Look through the data below. Pick out the lines holding the string "React".
-- begin RAW DATA --
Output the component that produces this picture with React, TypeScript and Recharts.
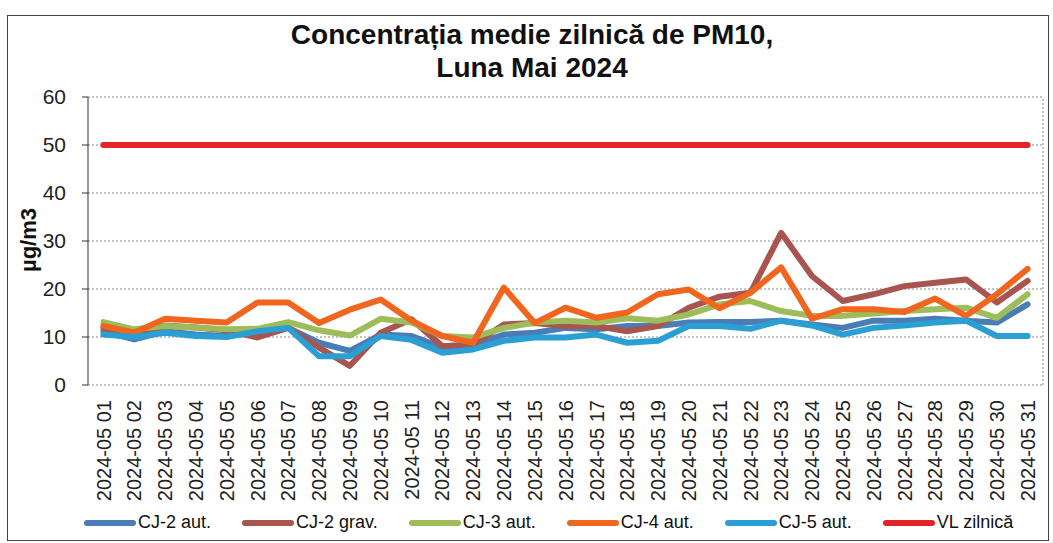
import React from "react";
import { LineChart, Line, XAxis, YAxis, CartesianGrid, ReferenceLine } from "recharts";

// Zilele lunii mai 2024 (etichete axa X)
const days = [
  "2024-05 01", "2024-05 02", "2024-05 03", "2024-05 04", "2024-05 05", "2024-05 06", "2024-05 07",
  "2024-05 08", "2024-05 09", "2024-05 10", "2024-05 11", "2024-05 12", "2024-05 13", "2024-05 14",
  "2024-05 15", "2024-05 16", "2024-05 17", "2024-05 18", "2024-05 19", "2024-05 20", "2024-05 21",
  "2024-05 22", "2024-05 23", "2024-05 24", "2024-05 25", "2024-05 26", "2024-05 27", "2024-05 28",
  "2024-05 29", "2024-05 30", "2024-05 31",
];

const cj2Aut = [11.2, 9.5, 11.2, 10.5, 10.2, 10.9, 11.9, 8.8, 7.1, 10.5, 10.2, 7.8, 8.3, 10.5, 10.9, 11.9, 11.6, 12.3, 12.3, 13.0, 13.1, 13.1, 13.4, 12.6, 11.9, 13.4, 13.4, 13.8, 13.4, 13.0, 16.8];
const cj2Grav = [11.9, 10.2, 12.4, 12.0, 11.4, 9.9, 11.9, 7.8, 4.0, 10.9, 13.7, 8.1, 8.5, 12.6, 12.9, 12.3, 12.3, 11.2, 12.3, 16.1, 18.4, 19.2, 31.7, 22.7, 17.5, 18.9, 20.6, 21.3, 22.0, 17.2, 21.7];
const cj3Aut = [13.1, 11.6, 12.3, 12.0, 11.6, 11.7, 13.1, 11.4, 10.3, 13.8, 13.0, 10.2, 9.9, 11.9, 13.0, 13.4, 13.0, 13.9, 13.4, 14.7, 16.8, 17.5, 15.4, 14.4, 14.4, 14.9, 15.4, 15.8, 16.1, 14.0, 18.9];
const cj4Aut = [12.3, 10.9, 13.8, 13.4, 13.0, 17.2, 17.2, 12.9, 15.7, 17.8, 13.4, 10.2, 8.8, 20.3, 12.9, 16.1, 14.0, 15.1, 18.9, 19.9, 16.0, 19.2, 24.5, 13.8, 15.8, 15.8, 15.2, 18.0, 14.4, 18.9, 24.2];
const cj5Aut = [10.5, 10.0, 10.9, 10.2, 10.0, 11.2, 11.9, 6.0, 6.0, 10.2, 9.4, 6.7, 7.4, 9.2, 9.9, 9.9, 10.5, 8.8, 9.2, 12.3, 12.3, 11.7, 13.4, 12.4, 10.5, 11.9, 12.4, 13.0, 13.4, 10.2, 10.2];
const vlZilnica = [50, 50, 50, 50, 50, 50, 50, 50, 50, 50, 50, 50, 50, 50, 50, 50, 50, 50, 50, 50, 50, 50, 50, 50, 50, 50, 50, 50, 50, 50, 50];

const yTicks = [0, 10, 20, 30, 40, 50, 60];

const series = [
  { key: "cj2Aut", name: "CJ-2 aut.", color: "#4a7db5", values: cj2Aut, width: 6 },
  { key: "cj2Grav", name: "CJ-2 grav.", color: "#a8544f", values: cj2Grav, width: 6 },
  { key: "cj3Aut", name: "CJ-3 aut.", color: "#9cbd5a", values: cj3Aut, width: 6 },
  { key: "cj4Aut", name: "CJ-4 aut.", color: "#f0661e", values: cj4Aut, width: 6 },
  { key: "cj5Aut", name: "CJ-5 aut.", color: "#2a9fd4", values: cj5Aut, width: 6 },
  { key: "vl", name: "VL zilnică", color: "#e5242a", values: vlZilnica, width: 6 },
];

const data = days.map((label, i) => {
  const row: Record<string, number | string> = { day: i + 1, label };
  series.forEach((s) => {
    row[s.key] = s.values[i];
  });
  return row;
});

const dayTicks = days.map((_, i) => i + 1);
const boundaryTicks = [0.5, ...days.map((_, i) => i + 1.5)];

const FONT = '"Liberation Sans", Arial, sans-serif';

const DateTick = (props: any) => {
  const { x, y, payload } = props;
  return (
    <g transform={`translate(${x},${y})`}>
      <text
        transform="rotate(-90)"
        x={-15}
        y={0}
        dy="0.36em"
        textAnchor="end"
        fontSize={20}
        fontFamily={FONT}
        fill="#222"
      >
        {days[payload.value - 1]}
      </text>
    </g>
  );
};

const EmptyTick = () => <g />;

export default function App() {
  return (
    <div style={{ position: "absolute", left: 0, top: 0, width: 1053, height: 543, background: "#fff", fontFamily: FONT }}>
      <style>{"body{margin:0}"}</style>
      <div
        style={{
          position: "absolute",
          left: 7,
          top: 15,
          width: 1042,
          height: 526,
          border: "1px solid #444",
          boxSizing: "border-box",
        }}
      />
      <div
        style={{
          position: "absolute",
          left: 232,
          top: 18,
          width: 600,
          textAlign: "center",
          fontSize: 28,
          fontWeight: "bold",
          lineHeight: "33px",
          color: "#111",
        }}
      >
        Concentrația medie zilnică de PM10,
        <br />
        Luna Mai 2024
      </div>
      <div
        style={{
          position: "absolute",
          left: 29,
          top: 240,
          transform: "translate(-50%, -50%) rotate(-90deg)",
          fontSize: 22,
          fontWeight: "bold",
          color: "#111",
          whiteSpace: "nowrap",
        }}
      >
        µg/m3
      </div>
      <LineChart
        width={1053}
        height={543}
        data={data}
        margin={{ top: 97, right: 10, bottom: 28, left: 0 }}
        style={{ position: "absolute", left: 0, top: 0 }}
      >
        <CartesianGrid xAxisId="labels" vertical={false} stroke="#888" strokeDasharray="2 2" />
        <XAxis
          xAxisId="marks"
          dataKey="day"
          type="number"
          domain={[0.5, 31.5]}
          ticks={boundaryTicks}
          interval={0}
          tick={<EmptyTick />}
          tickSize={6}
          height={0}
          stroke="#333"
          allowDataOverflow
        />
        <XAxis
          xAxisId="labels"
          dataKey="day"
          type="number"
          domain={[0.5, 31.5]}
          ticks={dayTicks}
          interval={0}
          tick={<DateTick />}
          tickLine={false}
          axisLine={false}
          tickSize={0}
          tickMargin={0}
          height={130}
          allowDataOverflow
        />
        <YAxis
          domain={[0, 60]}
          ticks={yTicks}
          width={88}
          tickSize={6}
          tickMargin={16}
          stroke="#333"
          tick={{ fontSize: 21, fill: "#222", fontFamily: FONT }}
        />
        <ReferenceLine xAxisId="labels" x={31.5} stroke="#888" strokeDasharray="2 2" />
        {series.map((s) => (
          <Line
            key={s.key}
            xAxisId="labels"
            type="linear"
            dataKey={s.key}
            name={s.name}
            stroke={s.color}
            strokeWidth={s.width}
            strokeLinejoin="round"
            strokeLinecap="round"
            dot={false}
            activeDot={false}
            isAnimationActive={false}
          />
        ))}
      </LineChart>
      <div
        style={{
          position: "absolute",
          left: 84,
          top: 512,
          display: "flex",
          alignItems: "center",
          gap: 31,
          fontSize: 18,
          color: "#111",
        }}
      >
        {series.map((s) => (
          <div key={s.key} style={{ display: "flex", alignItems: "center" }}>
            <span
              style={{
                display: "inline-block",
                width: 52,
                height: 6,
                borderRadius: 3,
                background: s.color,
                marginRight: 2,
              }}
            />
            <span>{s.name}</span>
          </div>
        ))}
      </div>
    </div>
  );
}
-- end RAW DATA --
* _WRITTEN SOLUTION_
Output the component that produces this picture with React, TypeScript and Recharts.
import React from "react";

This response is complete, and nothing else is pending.